It has been said – and not just by me – that encrypted malicious code is still malicious code. The encryption does nothing to change that, except possibly blind security and app infrastructure to its transport through the network.
The same is true of apps and platforms running in containers. If the app is vulnerable, it is vulnerable whether it’s running atop an OS, in a virtual machine, or nowadays, in a container. If the app is vulnerable in the data center, it’s vulnerable in the cloud. And vice-versa.
Containers aren’t designed to magically protect applications. They provide some basic security at the network layer, but the network is not the application. Applications have their attack surface, comprising its code and interfaces (APIs) as well as the protocols (HTTP, TCP) and the app stack it requires. None of which changes by adding an entry to an IP table or otherwise restricting inbound requests to those coming from the ingress to the containerized environment.
The reason I bring this up is thanks to Sonatype’s 2017 DevSecOps Survey. In it, 88% of the over 2200 respondents agreed container security was important, but only 53% leverage security products to identify vulnerable applications/OS/configurations in containers.
The first two pieces of that statistic – applications and OS – jumped out at me, because they are two of the components of a fully realized app stack that don’t necessarily change based on location or operational model (cloud, container, virtualization, etc…). An app or API with an SQLi or XSS vulnerability is not magically imbued with protection when it moves between models. That vulnerability is in the code. The same is true for platforms, which are inarguably part of the app security stack. A vulnerability in the handling of HTTP headers in Apache when running on Linux will still exist if that app is moved from a traditional, OS-based to a containerized model.
It’s important – imperative, even – that we continue to identify vulnerabilities in the full app stack regardless of where or in what form the app is deployed.
It is also just as important to keep in place those app protections already employed for traditional apps when moving to containers. A web application firewall is just as beneficial for apps deployed in containers as it is for apps deployed in the cloud as it is for apps deployed in traditional environments.
As are other the other security tools the survey found used by respondents such as static and real-time scanning solutions (SAST, DAST, IAST, and RASP). While web application firewall (WAF) use exceeds that of other tools, SAST and SCA (Source Code Analysis) are also common. SCA is a static means of rooting out problems before delivery. I’ll date myself and note that tools like lint fall into the SCA tool category, and while these don’t expose vulnerabilities resulting from the interaction of code (and with users) in real-time, they can find some of the more common mistakes made by developers that result in memory leaks, crashes, or the infamous buffer overflow.
And even if that’s not a concern, there are plenty of other vulnerabilities in any code based on libraries used or a misused system call that breaches security on the server side. Current surveys say 80% of apps are composed from open source components. The Sonatype survey further noted that there has been a 50% increase in verified or suspected breaches related to open source components from 2014 to 2017. Many of which are written in languages that lend themselves to more spectacular mistakes, both because they are less controlled and because there are fewer and fewer developers proficient in those languages.
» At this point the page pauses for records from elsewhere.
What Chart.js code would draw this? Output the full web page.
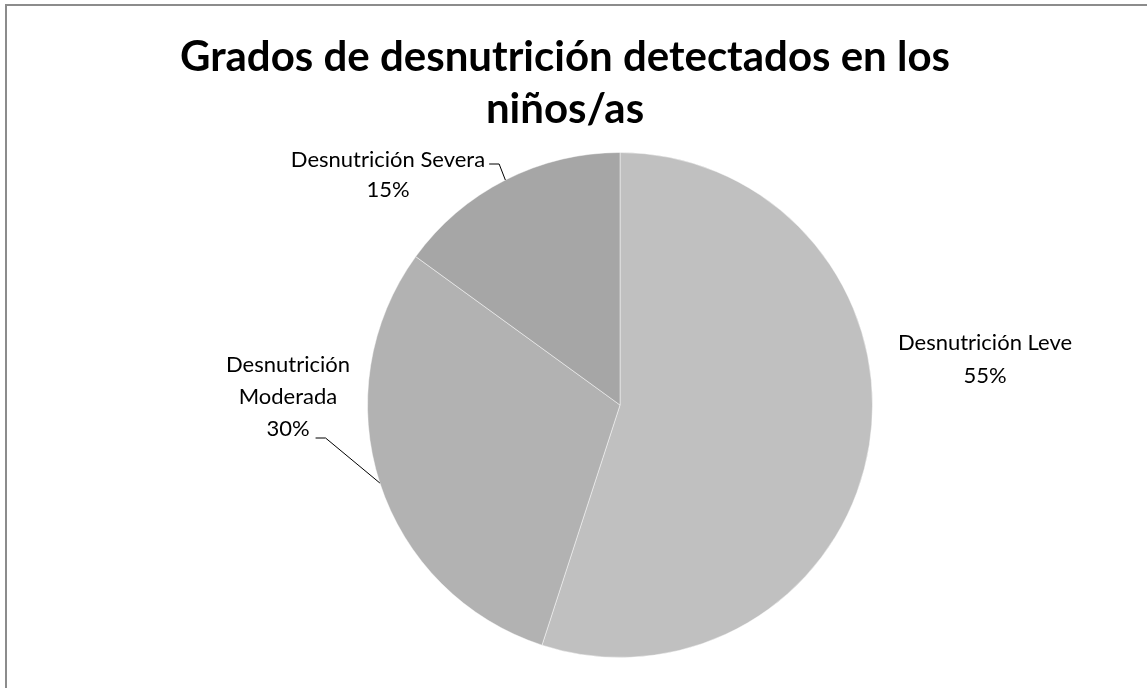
<!DOCTYPE html>
<html>
<head>
<meta charset="utf-8">
<script src="https://cdn.jsdelivr.net/npm/chart.js@4"></script>
<style>
  body { margin: 0; background: #fff; }
  #wrap { position: relative; width: 1147px; height: 688px; overflow: hidden; }
  #frame { position: absolute; left: 5px; top: 4px; width: 1200px; height: 700px;
           border-top: 2px solid #8c8c8c; border-left: 2px solid #8c8c8c; }
  #canvas { position: absolute; left: 0; top: 0; }
</style>
</head>
<body>
<div id="wrap">
  <div id="frame"></div>
  <canvas id="canvas" width="1147" height="688"></canvas>
</div>
<script>
// data
var categories = ["Desnutrición Leve", "Desnutrición Moderada", "Desnutrición Severa"];
var percentages = [55, 30, 15];
var sliceColors = ["#c0c0c0", "#b2b2b2", "#a6a6a6"];
var titleLines = ["Grados de desnutrición detectados en los", "niños/as"];

// label text lines for each slice (name split like in the original)
var labelLines = [
    ["Desnutrición Leve", "55%"],
    ["Desnutrición", "Moderada", "30%"],
    ["Desnutrición Severa", "15%"]
];

// where each label sits, relative to pie centre
var labelSpots = [
    { dx: 365, dy: -55, gap: 33, leader: false },
    { dx: -332, dy: -33, gap: 32, leader: true },
    { dx: -232, dy: -238, gap: 30, leader: true }
];

var titlePlugin = {
    id: "titleAndLabels",
    afterDraw: function(chart) {
        var ctx = chart.ctx;
        ctx.save();
        ctx.fillStyle = "#000";
        ctx.textAlign = "center";
        ctx.textBaseline = "alphabetic";
        ctx.font = "bold 42px Lato";
        ctx.fillText(titleLines[0], 565, 71);
        ctx.fillText(titleLines[1], 565, 123);

        var meta = chart.getDatasetMeta(0);
        ctx.font = "22px Lato";
        ctx.strokeStyle = "#000";
        ctx.lineWidth = 1;
        meta.data.forEach(function(arc, i) {
            var p = arc.getProps(["x", "y", "startAngle", "endAngle", "outerRadius"], true);
            var spot = labelSpots[i];
            var lines = labelLines[i];
            var baseX = p.x + spot.dx;
            var baseY = p.y + spot.dy;
            lines.forEach(function(t, k) {
                ctx.fillText(t, baseX, baseY + k * spot.gap);
            });
            if (spot.leader) {
                var mid = (p.startAngle + p.endAngle) / 2;
                var ex = p.x + Math.cos(mid) * p.outerRadius;
                var ey = p.y + Math.sin(mid) * p.outerRadius;
                var last = lines.length - 1;
                var sx, sy;
                if (i === 2) {
                    sx = baseX + ctx.measureText(lines[0]).width / 2 + 4;
                    sy = baseY - 3;
                } else {
                    sx = baseX + ctx.measureText(lines[last]).width / 2 + 6;
                    sy = baseY + last * spot.gap + 2;
                }
                ctx.beginPath();
                ctx.moveTo(sx, sy);
                ctx.lineTo(sx + 10, sy);
                ctx.lineTo(ex, ey);
                ctx.stroke();
            }
        });
        ctx.restore();
    }
};

var ctx = document.getElementById("canvas").getContext("2d");
new Chart(ctx, {
    type: "pie",
    data: {
        labels: categories,
        datasets: [{
            data: percentages,
            backgroundColor: sliceColors,
            borderColor: "rgba(255,255,255,0.45)",
            borderWidth: 1
        }]
    },
    options: {
        responsive: false,
        animation: false,
        events: [],
        layout: { padding: { top: 152, bottom: 30, left: 367, right: 274 } },
        plugins: {
            legend: { display: false },
            tooltip: { enabled: false },
            title: { display: false }
        }
    },
    plugins: [titlePlugin]
});
</script>
</body>
</html>
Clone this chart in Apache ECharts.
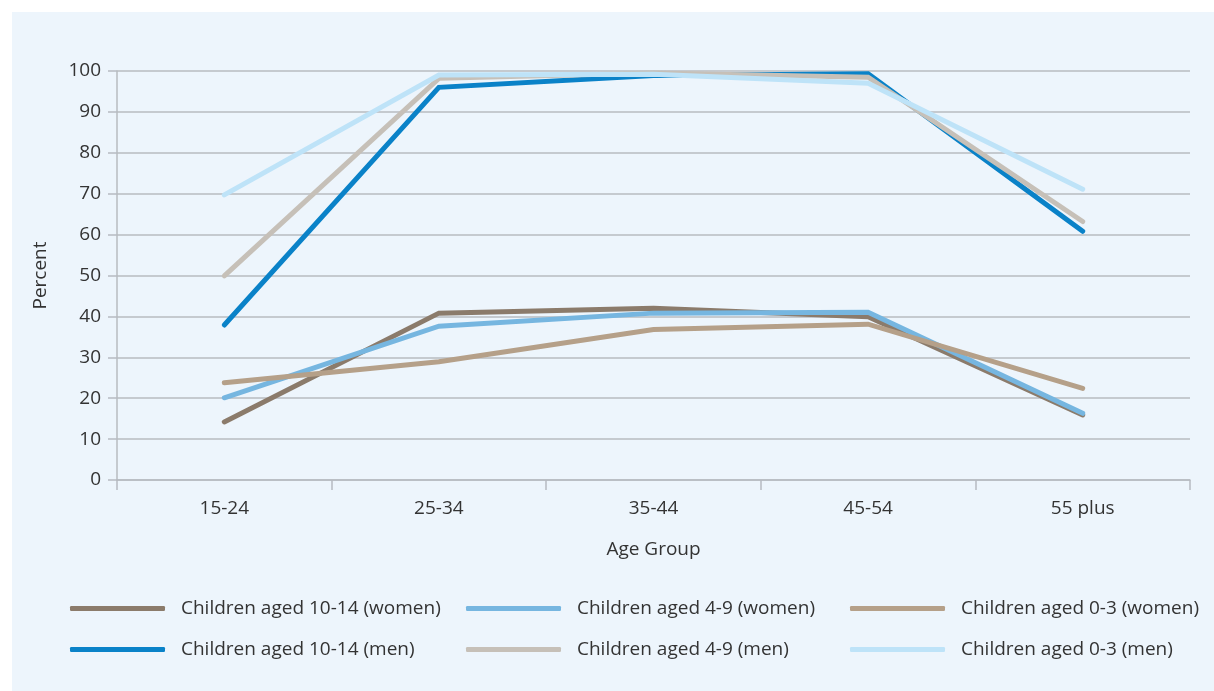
<!DOCTYPE html>
<html>
<head>
<meta charset="utf-8">
<script src="https://cdn.jsdelivr.net/npm/echarts@6/dist/echarts.min.js"></script>
<style>
  html, body { margin: 0; padding: 0; background: #ffffff; }
  #panel { position: absolute; left: 12px; top: 12px; width: 1202px; height: 679px; background: #edf5fc; }
  #chart { position: absolute; left: 0; top: 0; width: 1214px; height: 691px; }
</style>
</head>
<body>
<div id="panel"></div>
<div id="chart"></div>
<script>
// Share of respondents (percent) by age group of the parent
const ageGroups = ['15-24', '25-34', '35-44', '45-54', '55 plus'];
const yTicks = [0, 10, 20, 30, 40, 50, 60, 70, 80, 90, 100];

const women10to14 = [14.2, 40.8, 42.0, 39.9, 15.9];
const women4to9   = [20.1, 37.6, 40.8, 41.0, 16.3];
const women0to3   = [23.8, 28.9, 36.8, 38.1, 22.4];
const men10to14   = [37.9, 96.0, 98.9, 99.3, 60.8];
const men4to9     = [49.9, 98.2, 99.5, 98.5, 63.2];
const men0to3     = [69.7, 99.0, 99.2, 97.0, 71.1];

const seriesDefs = [
  { name: 'Children aged 10-14 (women)', data: women10to14, color: '#8b7b6b' },
  { name: 'Children aged 4-9 (women)',   data: women4to9,   color: '#76b6e0' },
  { name: 'Children aged 0-3 (women)',   data: women0to3,   color: '#b5a089' },
  { name: 'Children aged 10-14 (men)',   data: men10to14,   color: '#0a82c8' },
  { name: 'Children aged 4-9 (men)',     data: men4to9,     color: '#c6c0b8' },
  { name: 'Children aged 0-3 (men)',     data: men0to3,     color: '#bee3f8' }
];

const FONT = '"Open Sans", "Noto Sans", sans-serif';
const FS = 19;
const textColor = '#333333';
const gridColor = '#b7bbc1';

// One vertical legend per column: women on top, men below
const legendCols = [
  { left: 70,  items: [seriesDefs[0].name, seriesDefs[3].name] },
  { left: 466, items: [seriesDefs[1].name, seriesDefs[4].name] },
  { left: 850, items: [seriesDefs[2].name, seriesDefs[5].name] }
];

const chart = echarts.init(document.getElementById('chart'), null, { renderer: 'canvas' });

chart.setOption({
  backgroundColor: 'transparent',
  animation: false,
  textStyle: { fontFamily: FONT },
  grid: { left: 117, right: 24, top: 71, bottom: 211, containLabel: false },
  legend: legendCols.map(col => ({
    orient: 'vertical',
    left: col.left,
    top: 599,
    padding: 0,
    itemWidth: 95,
    itemHeight: 5,
    itemGap: 22,
    icon: 'roundRect',
    selectedMode: false,
    data: col.items,
    textStyle: { fontFamily: FONT, fontSize: FS, color: textColor, padding: [0, 0, 0, 11] }
  })),
  xAxis: {
    type: 'category',
    data: ageGroups,
    boundaryGap: true,
    name: 'Age Group',
    nameLocation: 'middle',
    nameGap: 60,
    nameTextStyle: { fontFamily: FONT, fontSize: FS, color: textColor },
    axisLine: { show: true, lineStyle: { color: gridColor, width: 1.5 } },
    axisTick: { show: true, length: 10, lineStyle: { color: gridColor, width: 1.5 } },
    axisLabel: { fontFamily: FONT, fontSize: FS, color: textColor, margin: 19 },
    splitLine: { show: false }
  },
  yAxis: {
    type: 'value',
    min: yTicks[0],
    max: yTicks[yTicks.length - 1],
    interval: yTicks[1] - yTicks[0],
    name: 'Percent',
    nameLocation: 'middle',
    nameRotate: 90,
    nameGap: 67,
    nameTextStyle: { fontFamily: FONT, fontSize: FS, color: textColor },
    axisLine: { show: true, lineStyle: { color: gridColor, width: 1.5 } },
    axisTick: { show: true, length: 9, lineStyle: { color: gridColor, width: 1.5 } },
    axisLabel: { fontFamily: FONT, fontSize: FS, color: textColor, margin: 16 },
    splitLine: { show: true, lineStyle: { color: gridColor, width: 1.5 } }
  },
  series: seriesDefs.map(s => ({
    name: s.name,
    type: 'line',
    data: s.data,
    symbol: 'none',
    smooth: false,
    color: s.color,
    lineStyle: { color: s.color, width: 5, cap: 'round', join: 'miter' },
    itemStyle: { color: s.color },
    emphasis: { disabled: true }
  }))
});
</script>
</body>
</html>
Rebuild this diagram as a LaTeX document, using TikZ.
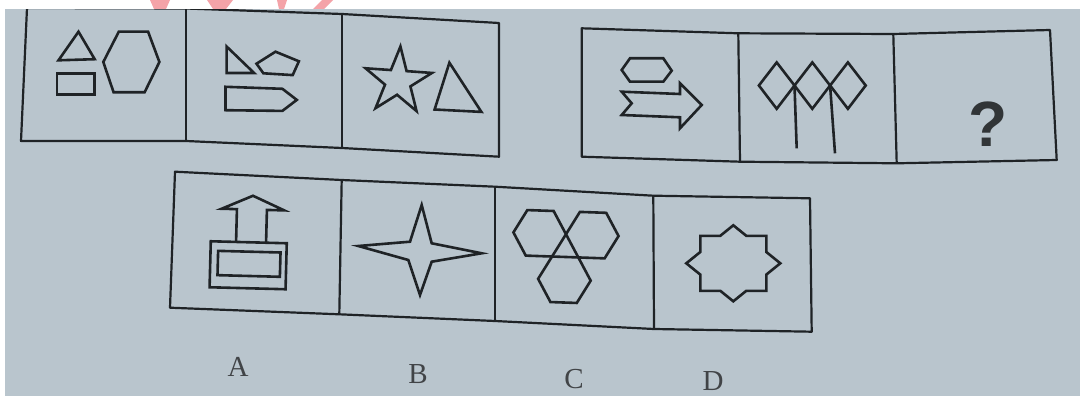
\documentclass[tikz,border=0pt]{standalone}
\usepackage{fontspec}
\setmainfont{Liberation Serif}
\newfontfamily\qfont{Liberation Sans}
\definecolor{bg}{HTML}{B9C5CD}
\definecolor{ink}{HTML}{1F2326}
\definecolor{wm}{HTML}{F4A3A8}
\begin{document}
\begin{tikzpicture}[x=1pt,y=-1pt,
  frame/.style={draw=ink, line width=2.2pt, line join=round},
  shp/.style={draw=ink, line width=2.6pt, line join=miter},
  lbl/.style={font=\fontsize{29}{30}\selectfont, text=ink!85, inner sep=0pt, anchor=base},
  qmark/.style={font=\qfont\bfseries\fontsize{64}{64}\selectfont, text=ink!92, inner sep=0pt, anchor=base}]
\useasboundingbox (0,0) rectangle (1080,396);
\fill[bg] (0,0) rectangle (1080,396);

% ---------- top-left set of panels ----------
\coordinate (a1) at (27,8);   \coordinate (a2) at (186,8.5);
\coordinate (a3) at (342,14); \coordinate (a4) at (499,23);
\coordinate (b1) at (21,141); \coordinate (b2) at (186,141);
\coordinate (b3) at (342,148);\coordinate (b4) at (499,156.7);
\draw[frame] (a1) -- (a2) -- (a3) -- (a4) -- (b4) -- (b3) -- (b2) -- (b1) -- cycle;
\draw[frame] (a2) -- (b2);
\draw[frame] (a3) -- (b3);

% panel 1
\draw[shp] (78.5,31.7) -- (94.7,59.2) -- (58.5,60.3) -- cycle;
\draw[shp] (56.8,73.3) rectangle (94.7,94.7);
\draw[shp] (118.8,31.7) -- (148.1,31.7) -- (159.4,62) -- (144.6,92.3) -- (113.6,92.3) -- (103.3,62) -- cycle;
% panel 2
\draw[shp] (226.6,46.5) -- (254.1,73) -- (226.6,73) -- cycle;
\draw[shp] (256.5,63.7) -- (275.5,51.7) -- (298.9,61.3) -- (292.7,75.1) -- (263.4,73.3) -- cycle;
\draw[shp] (225.5,86.8) -- (282.4,88.8) -- (296.8,99.9) -- (282.4,110.9) -- (225.5,110.2) -- cycle;
% panel 3
\begin{scope}[shift={(398,81.4)}, rotate=-4]
\draw[shp] (-90:35) -- (-54:13.4) -- (-18:35) -- (18:13.4) -- (54:35) -- (90:13.4)
  -- (126:35) -- (162:13.4) -- (198:35) -- (234:13.4) -- cycle;
\end{scope}
\draw[shp] (449.4,62.7) -- (481.4,111.9) -- (434.6,109.5) -- cycle;

% ---------- top-right set of panels ----------
\coordinate (c1) at (581.7,28.3); \coordinate (c2) at (738.3,33.3);
\coordinate (c3) at (893.3,34);   \coordinate (c4) at (1050,30);
\coordinate (d1) at (581.7,156.7);\coordinate (d2) at (740,161.7);
\coordinate (d3) at (896.7,163.3);\coordinate (d4) at (1056.7,160);
\draw[frame] (c1) -- (c2) -- (c3) -- (c4) -- (d4) -- (d3) -- (d2) -- (d1) -- cycle;
\draw[frame] (c2) -- (d2);
\draw[frame] (c3) -- (d3);

\draw[shp] (621.7,70) -- (630,58.3) -- (663.3,58.3) -- (671.7,70.7) -- (663.3,81.7) -- (630,81.7) -- cycle;
\draw[shp] (621.7,91.7) -- (680,94) -- (680,83.3) -- (701.7,105) -- (680,128.3) -- (680,117.3)
  -- (621.7,115) -- (631.7,103.3) -- cycle;
\foreach \cx in {776.7,812.3,847.9}
  \draw[shp] (\cx-17.8,85.5) -- (\cx,62.4) -- (\cx+17.8,85.5) -- (\cx,108.8) -- cycle;
\coordinate (j1) at (794.5,85.5); \coordinate (e1) at (796.7,148.3);
\coordinate (j2) at (830.1,85.5); \coordinate (e2) at (835,153.3);
\draw[shp] (j1) -- (e1);
\draw[shp] (j2) -- (e2);
\node[qmark] (q) at (988,146.5) {?};

% ---------- answer options ----------
\coordinate (f1) at (175,171.7);   \coordinate (f2) at (341.7,180);
\coordinate (f3) at (495,186.7);   \coordinate (f4) at (653.3,195.7);
\coordinate (f5) at (810,198.3);
\coordinate (g1) at (170,307.7);   \coordinate (g2) at (339.3,314.3);
\coordinate (g3) at (495,321);     \coordinate (g4) at (654,329);
\coordinate (g5) at (811.7,331.7);
\draw[frame] (f1) -- (f2) -- (f3) -- (f4) -- (f5) -- (g5) -- (g4) -- (g3) -- (g2) -- (g1) -- cycle;
\draw[frame] (f2) -- (g2);
\draw[frame] (f3) -- (g3);
\draw[frame] (f4) -- (g4);

% A
\begin{scope}[rotate around={-1.5:(250,245)}]
\draw[shp] (236,242.3) -- (236,209.5) -- (220.7,209.5) -- (251.7,195.7) -- (283.3,209.5) -- (266,209.5) -- (266,242.3);
\draw[shp] (210.7,242.3) rectangle (286.7,288.3);
\draw[shp] (218.3,251.7) rectangle (280.7,276);
\end{scope}
% B
\draw[shp] (421.7,205) -- (431.7,243.3) -- (481.7,253.3) -- (431.7,261.7) -- (420,295)
  -- (408.3,260) -- (358.3,246) -- (410,241.7) -- cycle;
% C
\begin{scope}[shift={(539.7,233.3)}, rotate=-2]
\foreach \hx/\hy in {0/0, 52.6/0, 26.3/45.55}
  \draw[shp] (\hx+26.3,\hy) -- (\hx+13.15,\hy+22.78) -- (\hx-13.15,\hy+22.78) -- (\hx-26.3,\hy)
    -- (\hx-13.15,\hy-22.78) -- (\hx+13.15,\hy-22.78) -- cycle;
\end{scope}
% D
\begin{scope}[shift={(733.3,263.3)}]
\draw[shp] (0,-38) -- (13,-27.5) -- (33,-27.5) -- (33,-11.3) -- (47,0) -- (33,11.3) -- (33,27.5)
  -- (13,27.5) -- (0,38) -- (-13,27.5) -- (-33,27.5) -- (-33,11.3) -- (-47,0) -- (-33,-11.3)
  -- (-33,-27.5) -- (-13,-27.5) -- cycle;
\end{scope}

\node[lbl] (la) at (238,376) {A};
\node[lbl] (lb) at (418,383) {B};
\node[lbl] (lc) at (574,388) {C};
\node[lbl] (ld) at (713,390.5) {D};

% white paper edge at the top and left, with fragments of a red watermark
\fill[white] (0,0) rectangle (1080,9);
\fill[white] (0,0) rectangle (5,396);
\fill[wm] (150,0) -- (170,0) -- (166,9) -- (154,9) -- cycle;
\fill[wm] (207,0) -- (233,0) -- (226,9) -- (213,9) -- cycle;
\fill[wm] (277,0) -- (287,0) -- (284,9) -- (279,9) -- cycle;
\fill[wm] (313,9) -- (322,0) -- (333,0) -- (324,9) -- cycle;
\end{tikzpicture}
\end{document}
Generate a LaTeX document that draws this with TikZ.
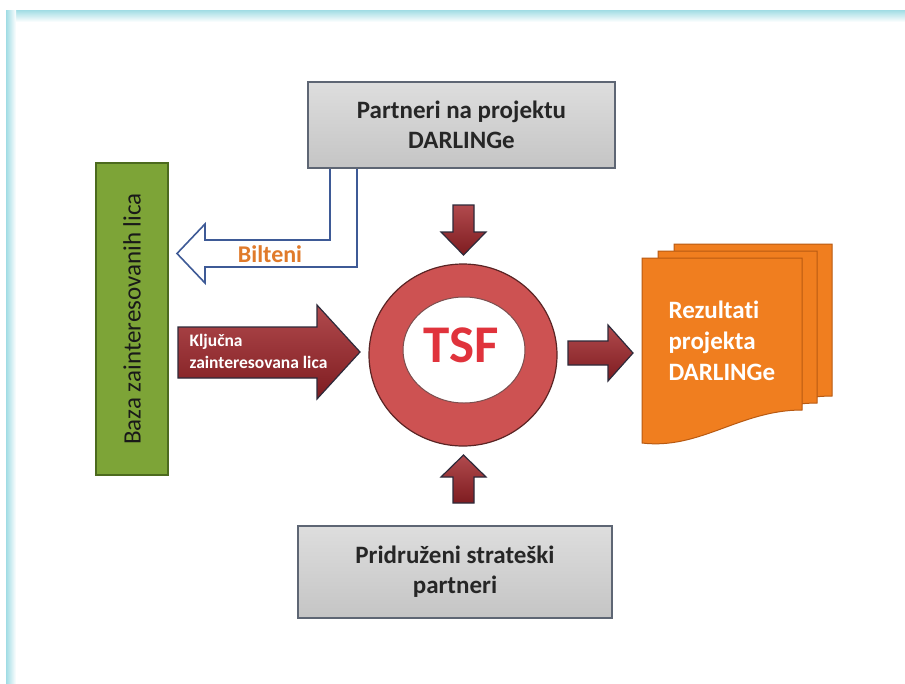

The point being that any code is prone to contain vulnerabilities. And since code is the building block of apps, which are the face of the business today, it’s important to scan and protect them no matter where or how they’re deployed.
Containers or cloud. Traditional or virtual. All applications should be scanned for vulnerabilities and protected against platform and protocol exploits. Period.
Apps should be thoroughly scanned and tested during development, and then tested again in production. Both are necessary, because the Fallacy of Decomposition tells us that introducing new components changes the baseline. New interactions can force previously undiscovered vulnerabilities to the fore.